_DATA_
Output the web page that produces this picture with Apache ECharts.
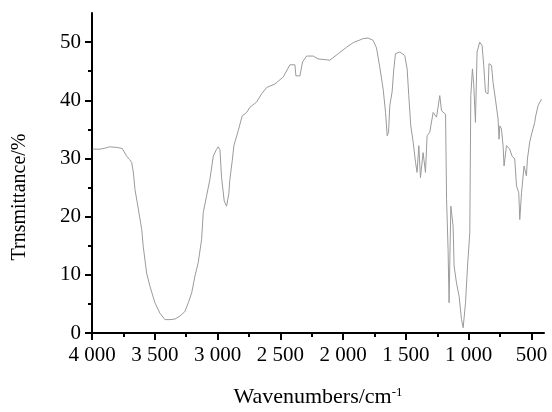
<!DOCTYPE html>
<html>
<head>
<meta charset="utf-8">
<script src="https://cdn.jsdelivr.net/npm/echarts@6/dist/echarts.min.js"></script>
<style>
  html, body { margin: 0; padding: 0; background: #fff; }
  #chart { width: 552px; height: 412px; }
</style>
</head>
<body>
<div id="chart"></div>
<script>
// FTIR spectrum (wavenumber in cm-1, transmittance in %)
var wavenumbers = [
  3995, 3936, 3890, 3860, 3800, 3759, 3724, 3700, 3684, 3670, 3658, 3631, 3604, 3592, 3565,
  3538, 3499, 3459, 3419, 3379, 3339, 3300, 3260, 3233, 3206, 3180, 3154, 3127, 3114, 3087,
  3061, 3034, 3010, 2995, 2981, 2968, 2947, 2928, 2920, 2910, 2902, 2883, 2870, 2835, 2804,
  2769, 2742, 2689, 2649, 2609, 2543, 2477, 2424, 2384, 2376, 2344, 2323, 2291, 2238, 2199,
  2185, 2106, 2039, 1973, 1920, 1840, 1801, 1761, 1734, 1708, 1681, 1662, 1649, 1638, 1628,
  1610, 1596, 1583, 1548, 1509, 1490, 1477, 1461, 1442, 1423, 1411, 1397, 1384, 1363, 1344,
  1331, 1310, 1283, 1256, 1230, 1216, 1184, 1176, 1164, 1156, 1142, 1124, 1116, 1097, 1076,
  1057, 1044, 1025, 1009, 991, 983, 970, 959, 946, 933, 912, 893, 880, 866, 846,
  838, 818, 806, 787, 766, 758, 752, 739, 726, 718, 699, 673, 654, 633, 619,
  601, 593, 579, 559, 540, 532, 514, 495, 474, 466, 447, 420
];
var transmittance = [
  31.6, 31.6, 31.8, 32.0, 31.9, 31.7, 30.4, 29.8, 29.3, 27.5, 24.7, 21.3, 17.8, 14.9, 10.3,
  8.0, 5.2, 3.4, 2.3, 2.3, 2.4, 2.9, 3.7, 5.2, 6.9, 9.8, 12.1, 16.1, 20.7, 23.6,
  26.4, 30.4, 31.5, 32.0, 31.5, 26.7, 22.7, 21.8, 21.6, 24.0, 26.4, 29.6, 32.2, 34.8, 37.3,
  37.9, 38.8, 39.7, 41.1, 42.2, 42.8, 44.0, 46.1, 46.1, 44.2, 44.2, 46.6, 47.6, 47.6, 47.1,
  46.9, 46.9, 48.0, 49.1, 49.9, 50.6, 50.7, 50.3, 49.0, 45.7, 41.9, 37.9, 33.9, 34.5, 39.1,
  41.4, 45.4, 48.0, 48.3, 47.7, 45.4, 40.8, 35.6, 32.8, 29.3, 27.6, 32.2, 26.7, 31.0, 27.6,
  33.9, 34.5, 37.9, 37.1, 40.8, 38.2, 37.6, 23.0, 14.4, 5.2, 21.8, 18.4, 11.5, 8.6, 6.3,
  2.3, 0.9, 5.2, 11.5, 17.2, 40.8, 45.4, 42.5, 36.2, 48.3, 50.0, 49.4, 46.0, 41.4, 41.1,
  46.3, 46.0, 43.1, 40.2, 36.8, 33.3, 35.6, 35.1, 32.2, 28.7, 32.2, 31.6, 30.4, 29.9, 25.3,
  24.1, 19.5, 24.1, 28.7, 27.0, 29.9, 32.8, 34.5, 36.2, 37.3, 39.1, 40.2
];
var xMajorTicks = [4000, 3500, 3000, 2500, 2000, 1500, 1000, 500];
var xMinorTicks = [3750, 3250, 2750, 2250, 1750, 1250, 750];
var yMajorTicks = [0, 10, 20, 30, 40, 50];
var yMinorTicks = [5, 15, 25, 35, 45];

var serif = '"Liberation Serif", "Times New Roman", serif';
var black = '#000';

function fmtWave(v) {
  if (v >= 1000) {
    var rest = String(v % 1000);
    while (rest.length < 3) rest = '0' + rest;
    return Math.floor(v / 1000) + ' ' + rest;
  }
  return String(v);
}

var points = wavenumbers.map(function (w, i) { return [w, transmittance[i]]; });

var chart = echarts.init(document.getElementById('chart'), null, { renderer: 'canvas' });

var option = {
  animation: false,
  grid: { left: 92, right: 8, top: 13, bottom: 79, outerBoundsMode: 'none', containLabel: false },
  xAxis: [{
    type: 'value',
    inverse: true,
    min: 400,
    max: 4000,
    axisLine: { lineStyle: { color: black, width: 2 } },
    axisTick: { customValues: xMajorTicks, length: 7, lineStyle: { color: black, width: 2 } },
    axisLabel: {
      customValues: xMajorTicks,
      formatter: fmtWave,
      margin: 12,
      color: black,
      fontFamily: serif,
      fontSize: 21
    },
    splitLine: { show: false },
    name: 'Wavenumbers/cm{sup|-1}',
    nameLocation: 'middle',
    nameGap: 53,
    nameTextStyle: {
      color: black,
      fontFamily: serif,
      fontSize: 22,
      rich: {
        sup: { fontFamily: serif, fontSize: 13, color: black, verticalAlign: 'top', padding: [0, 0, 10, 0] }
      }
    }
  }, {
    type: 'value',
    inverse: true,
    min: 400,
    max: 4000,
    position: 'bottom',
    axisLine: { show: false },
    axisTick: { customValues: xMinorTicks, length: 4, lineStyle: { color: black, width: 2 } },
    axisLabel: { show: false },
    splitLine: { show: false }
  }],
  yAxis: [{
    type: 'value',
    min: 0,
    max: 55,
    axisLine: { show: true, lineStyle: { color: black, width: 2 } },
    axisTick: { show: true, customValues: yMajorTicks, length: 7, lineStyle: { color: black, width: 2 } },
    axisLabel: {
      customValues: yMajorTicks,
      margin: 11,
      color: black,
      fontFamily: serif,
      fontSize: 21
    },
    splitLine: { show: false }
  }, {
    type: 'value',
    min: 0,
    max: 55,
    position: 'left',
    axisLine: { show: false },
    axisTick: { show: true, customValues: yMinorTicks, length: 4, lineStyle: { color: black, width: 2 } },
    axisLabel: { show: false },
    splitLine: { show: false }
  }],
  graphic: [{
    type: 'text',
    x: 20,
    y: 197,
    rotation: Math.PI / 2,
    style: {
      text: 'Trnsmittance/%',
      fill: black,
      font: '20px ' + serif,
      textAlign: 'center',
      textVerticalAlign: 'middle'
    }
  }],
  series: [{
    type: 'line',
    xAxisIndex: 0,
    yAxisIndex: 0,
    data: points,
    showSymbol: false,
    lineStyle: { color: '#9a9a9a', width: 1 },
    silent: true
  }]
};

chart.setOption(option);
</script>
</body>
</html>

_WHAT YOU HAVE TO DO_
Repeat the material verbatim. Do not carry over any picture.

_WORKED SOLUTION_
Output the web page that produces this picture with Apache ECharts.
<!DOCTYPE html>
<html>
<head>
<meta charset="utf-8">
<script src="https://cdn.jsdelivr.net/npm/echarts@6/dist/echarts.min.js"></script>
<style>
  html, body { margin: 0; padding: 0; background: #fff; }
  #chart { width: 552px; height: 412px; }
</style>
</head>
<body>
<div id="chart"></div>
<script>
// FTIR spectrum (wavenumber in cm-1, transmittance in %)
var wavenumbers = [
  3995, 3936, 3890, 3860, 3800, 3759, 3724, 3700, 3684, 3670, 3658, 3631, 3604, 3592, 3565,
  3538, 3499, 3459, 3419, 3379, 3339, 3300, 3260, 3233, 3206, 3180, 3154, 3127, 3114, 3087,
  3061, 3034, 3010, 2995, 2981, 2968, 2947, 2928, 2920, 2910, 2902, 2883, 2870, 2835, 2804,
  2769, 2742, 2689, 2649, 2609, 2543, 2477, 2424, 2384, 2376, 2344, 2323, 2291, 2238, 2199,
  2185, 2106, 2039, 1973, 1920, 1840, 1801, 1761, 1734, 1708, 1681, 1662, 1649, 1638, 1628,
  1610, 1596, 1583, 1548, 1509, 1490, 1477, 1461, 1442, 1423, 1411, 1397, 1384, 1363, 1344,
  1331, 1310, 1283, 1256, 1230, 1216, 1184, 1176, 1164, 1156, 1142, 1124, 1116, 1097, 1076,
  1057, 1044, 1025, 1009, 991, 983, 970, 959, 946, 933, 912, 893, 880, 866, 846,
  838, 818, 806, 787, 766, 758, 752, 739, 726, 718, 699, 673, 654, 633, 619,
  601, 593, 579, 559, 540, 532, 514, 495, 474, 466, 447, 420
];
var transmittance = [
  31.6, 31.6, 31.8, 32.0, 31.9, 31.7, 30.4, 29.8, 29.3, 27.5, 24.7, 21.3, 17.8, 14.9, 10.3,
  8.0, 5.2, 3.4, 2.3, 2.3, 2.4, 2.9, 3.7, 5.2, 6.9, 9.8, 12.1, 16.1, 20.7, 23.6,
  26.4, 30.4, 31.5, 32.0, 31.5, 26.7, 22.7, 21.8, 21.6, 24.0, 26.4, 29.6, 32.2, 34.8, 37.3,
  37.9, 38.8, 39.7, 41.1, 42.2, 42.8, 44.0, 46.1, 46.1, 44.2, 44.2, 46.6, 47.6, 47.6, 47.1,
  46.9, 46.9, 48.0, 49.1, 49.9, 50.6, 50.7, 50.3, 49.0, 45.7, 41.9, 37.9, 33.9, 34.5, 39.1,
  41.4, 45.4, 48.0, 48.3, 47.7, 45.4, 40.8, 35.6, 32.8, 29.3, 27.6, 32.2, 26.7, 31.0, 27.6,
  33.9, 34.5, 37.9, 37.1, 40.8, 38.2, 37.6, 23.0, 14.4, 5.2, 21.8, 18.4, 11.5, 8.6, 6.3,
  2.3, 0.9, 5.2, 11.5, 17.2, 40.8, 45.4, 42.5, 36.2, 48.3, 50.0, 49.4, 46.0, 41.4, 41.1,
  46.3, 46.0, 43.1, 40.2, 36.8, 33.3, 35.6, 35.1, 32.2, 28.7, 32.2, 31.6, 30.4, 29.9, 25.3,
  24.1, 19.5, 24.1, 28.7, 27.0, 29.9, 32.8, 34.5, 36.2, 37.3, 39.1, 40.2
];
var xMajorTicks = [4000, 3500, 3000, 2500, 2000, 1500, 1000, 500];
var xMinorTicks = [3750, 3250, 2750, 2250, 1750, 1250, 750];
var yMajorTicks = [0, 10, 20, 30, 40, 50];
var yMinorTicks = [5, 15, 25, 35, 45];

var serif = '"Liberation Serif", "Times New Roman", serif';
var black = '#000';

function fmtWave(v) {
  if (v >= 1000) {
    var rest = String(v % 1000);
    while (rest.length < 3) rest = '0' + rest;
    return Math.floor(v / 1000) + ' ' + rest;
  }
  return String(v);
}

var points = wavenumbers.map(function (w, i) { return [w, transmittance[i]]; });

var chart = echarts.init(document.getElementById('chart'), null, { renderer: 'canvas' });

var option = {
  animation: false,
  grid: { left: 92, right: 8, top: 13, bottom: 79, outerBoundsMode: 'none', containLabel: false },
  xAxis: [{
    type: 'value',
    inverse: true,
    min: 400,
    max: 4000,
    axisLine: { lineStyle: { color: black, width: 2 } },
    axisTick: { customValues: xMajorTicks, length: 7, lineStyle: { color: black, width: 2 } },
    axisLabel: {
      customValues: xMajorTicks,
      formatter: fmtWave,
      margin: 12,
      color: black,
      fontFamily: serif,
      fontSize: 21
    },
    splitLine: { show: false },
    name: 'Wavenumbers/cm{sup|-1}',
    nameLocation: 'middle',
    nameGap: 53,
    nameTextStyle: {
      color: black,
      fontFamily: serif,
      fontSize: 22,
      rich: {
        sup: { fontFamily: serif, fontSize: 13, color: black, verticalAlign: 'top', padding: [0, 0, 10, 0] }
      }
    }
  }, {
    type: 'value',
    inverse: true,
    min: 400,
    max: 4000,
    position: 'bottom',
    axisLine: { show: false },
    axisTick: { customValues: xMinorTicks, length: 4, lineStyle: { color: black, width: 2 } },
    axisLabel: { show: false },
    splitLine: { show: false }
  }],
  yAxis: [{
    type: 'value',
    min: 0,
    max: 55,
    axisLine: { show: true, lineStyle: { color: black, width: 2 } },
    axisTick: { show: true, customValues: yMajorTicks, length: 7, lineStyle: { color: black, width: 2 } },
    axisLabel: {
      customValues: yMajorTicks,
      margin: 11,
      color: black,
      fontFamily: serif,
      fontSize: 21
    },
    splitLine: { show: false }
  }, {
    type: 'value',
    min: 0,
    max: 55,
    position: 'left',
    axisLine: { show: false },
    axisTick: { show: true, customValues: yMinorTicks, length: 4, lineStyle: { color: black, width: 2 } },
    axisLabel: { show: false },
    splitLine: { show: false }
  }],
  graphic: [{
    type: 'text',
    x: 20,
    y: 197,
    rotation: Math.PI / 2,
    style: {
      text: 'Trnsmittance/%',
      fill: black,
      font: '20px ' + serif,
      textAlign: 'center',
      textVerticalAlign: 'middle'
    }
  }],
  series: [{
    type: 'line',
    xAxisIndex: 0,
    yAxisIndex: 0,
    data: points,
    showSymbol: false,
    lineStyle: { color: '#9a9a9a', width: 1 },
    silent: true
  }]
};

chart.setOption(option);
</script>
</body>
</html>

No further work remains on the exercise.